▶ The task:
Begin at the line containing "Write a Python script that recreates this chart with matplotlib." in the entries below and end at the line containing "n_legend = 17"; transcribe that range exactly and nothing outside it.

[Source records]
********************

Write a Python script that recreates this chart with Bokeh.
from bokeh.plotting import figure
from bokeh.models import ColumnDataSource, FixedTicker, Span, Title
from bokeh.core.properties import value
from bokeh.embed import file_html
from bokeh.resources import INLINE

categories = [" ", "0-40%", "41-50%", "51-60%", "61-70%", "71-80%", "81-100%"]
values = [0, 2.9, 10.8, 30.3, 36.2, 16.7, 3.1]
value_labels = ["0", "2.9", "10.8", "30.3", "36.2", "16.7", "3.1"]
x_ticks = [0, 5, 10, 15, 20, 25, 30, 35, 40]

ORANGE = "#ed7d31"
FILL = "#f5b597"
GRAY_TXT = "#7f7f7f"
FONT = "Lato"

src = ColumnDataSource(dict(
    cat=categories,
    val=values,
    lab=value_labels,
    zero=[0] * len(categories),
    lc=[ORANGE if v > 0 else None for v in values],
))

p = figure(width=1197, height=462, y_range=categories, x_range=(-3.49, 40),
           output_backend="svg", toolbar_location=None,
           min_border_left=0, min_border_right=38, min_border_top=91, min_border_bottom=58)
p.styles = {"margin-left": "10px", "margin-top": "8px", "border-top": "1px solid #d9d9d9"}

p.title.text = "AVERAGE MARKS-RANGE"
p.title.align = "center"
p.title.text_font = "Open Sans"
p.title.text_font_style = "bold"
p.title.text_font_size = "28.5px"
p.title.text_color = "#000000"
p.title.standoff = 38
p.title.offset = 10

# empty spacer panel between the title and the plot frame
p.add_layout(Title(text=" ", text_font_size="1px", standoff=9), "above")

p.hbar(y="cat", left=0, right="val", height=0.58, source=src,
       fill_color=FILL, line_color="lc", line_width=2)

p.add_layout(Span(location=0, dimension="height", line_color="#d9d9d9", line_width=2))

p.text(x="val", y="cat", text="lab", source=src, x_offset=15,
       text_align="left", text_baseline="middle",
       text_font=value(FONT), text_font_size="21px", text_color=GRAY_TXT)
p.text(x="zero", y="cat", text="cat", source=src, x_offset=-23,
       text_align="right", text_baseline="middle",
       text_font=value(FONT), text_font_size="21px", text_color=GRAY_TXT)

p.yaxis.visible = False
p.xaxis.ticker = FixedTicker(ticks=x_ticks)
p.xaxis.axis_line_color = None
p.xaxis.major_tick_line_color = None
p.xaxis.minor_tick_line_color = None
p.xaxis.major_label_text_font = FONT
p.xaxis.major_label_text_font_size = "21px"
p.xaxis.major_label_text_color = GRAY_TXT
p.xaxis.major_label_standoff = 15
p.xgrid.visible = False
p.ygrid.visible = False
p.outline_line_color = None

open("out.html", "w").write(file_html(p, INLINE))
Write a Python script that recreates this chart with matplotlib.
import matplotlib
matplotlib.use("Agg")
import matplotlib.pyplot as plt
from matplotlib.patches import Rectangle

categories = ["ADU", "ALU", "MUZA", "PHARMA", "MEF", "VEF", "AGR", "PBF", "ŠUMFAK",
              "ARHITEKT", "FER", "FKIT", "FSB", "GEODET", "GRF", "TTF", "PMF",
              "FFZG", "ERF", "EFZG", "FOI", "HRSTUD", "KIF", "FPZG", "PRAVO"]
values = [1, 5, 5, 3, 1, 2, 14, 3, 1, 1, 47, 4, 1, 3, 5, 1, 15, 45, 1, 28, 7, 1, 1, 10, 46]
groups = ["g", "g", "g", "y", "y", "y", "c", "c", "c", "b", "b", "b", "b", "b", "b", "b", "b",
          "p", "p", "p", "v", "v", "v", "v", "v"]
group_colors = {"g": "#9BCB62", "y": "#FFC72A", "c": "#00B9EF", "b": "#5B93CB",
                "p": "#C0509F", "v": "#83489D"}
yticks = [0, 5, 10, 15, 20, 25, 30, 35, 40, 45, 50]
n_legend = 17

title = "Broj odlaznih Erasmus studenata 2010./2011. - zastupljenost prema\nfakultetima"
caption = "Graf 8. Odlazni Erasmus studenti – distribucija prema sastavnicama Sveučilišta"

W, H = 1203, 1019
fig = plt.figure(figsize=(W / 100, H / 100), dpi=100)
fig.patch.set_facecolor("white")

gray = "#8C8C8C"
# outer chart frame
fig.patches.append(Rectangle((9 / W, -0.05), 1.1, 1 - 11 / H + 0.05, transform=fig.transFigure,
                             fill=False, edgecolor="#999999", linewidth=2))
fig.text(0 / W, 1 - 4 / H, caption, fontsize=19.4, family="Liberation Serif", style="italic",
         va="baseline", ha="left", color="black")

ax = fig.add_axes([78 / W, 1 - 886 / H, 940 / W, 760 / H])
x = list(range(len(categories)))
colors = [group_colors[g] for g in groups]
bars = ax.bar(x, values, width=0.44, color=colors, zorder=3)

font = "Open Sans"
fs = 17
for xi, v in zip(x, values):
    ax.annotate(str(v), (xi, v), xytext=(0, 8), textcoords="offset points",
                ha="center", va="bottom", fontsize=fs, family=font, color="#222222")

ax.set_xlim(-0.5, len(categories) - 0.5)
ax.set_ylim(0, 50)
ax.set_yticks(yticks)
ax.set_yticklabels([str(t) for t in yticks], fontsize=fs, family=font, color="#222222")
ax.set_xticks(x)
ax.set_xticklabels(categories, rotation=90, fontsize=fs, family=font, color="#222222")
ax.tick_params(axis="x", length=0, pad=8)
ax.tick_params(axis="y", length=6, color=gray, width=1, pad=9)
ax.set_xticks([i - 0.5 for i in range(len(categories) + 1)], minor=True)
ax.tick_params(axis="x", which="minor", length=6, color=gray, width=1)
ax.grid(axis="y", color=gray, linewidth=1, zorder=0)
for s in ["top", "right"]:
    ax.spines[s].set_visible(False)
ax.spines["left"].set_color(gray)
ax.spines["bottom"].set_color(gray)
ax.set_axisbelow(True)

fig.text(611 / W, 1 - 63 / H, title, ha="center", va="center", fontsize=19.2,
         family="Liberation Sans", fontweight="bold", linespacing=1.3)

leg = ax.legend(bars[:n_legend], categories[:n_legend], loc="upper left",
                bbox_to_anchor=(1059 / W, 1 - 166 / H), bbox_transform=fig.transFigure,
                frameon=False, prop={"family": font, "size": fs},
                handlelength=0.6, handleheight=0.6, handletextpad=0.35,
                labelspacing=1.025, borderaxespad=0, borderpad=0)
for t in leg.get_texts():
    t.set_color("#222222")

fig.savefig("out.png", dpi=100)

********************

▶ Output of the task:
Write a Python script that recreates this chart with matplotlib.
import matplotlib
matplotlib.use("Agg")
import matplotlib.pyplot as plt
from matplotlib.patches import Rectangle

categories = ["ADU", "ALU", "MUZA", "PHARMA", "MEF", "VEF", "AGR", "PBF", "ŠUMFAK",
              "ARHITEKT", "FER", "FKIT", "FSB", "GEODET", "GRF", "TTF", "PMF",
              "FFZG", "ERF", "EFZG", "FOI", "HRSTUD", "KIF", "FPZG", "PRAVO"]
values = [1, 5, 5, 3, 1, 2, 14, 3, 1, 1, 47, 4, 1, 3, 5, 1, 15, 45, 1, 28, 7, 1, 1, 10, 46]
groups = ["g", "g", "g", "y", "y", "y", "c", "c", "c", "b", "b", "b", "b", "b", "b", "b", "b",
          "p", "p", "p", "v", "v", "v", "v", "v"]
group_colors = {"g": "#9BCB62", "y": "#FFC72A", "c": "#00B9EF", "b": "#5B93CB",
                "p": "#C0509F", "v": "#83489D"}
yticks = [0, 5, 10, 15, 20, 25, 30, 35, 40, 45, 50]
n_legend = 17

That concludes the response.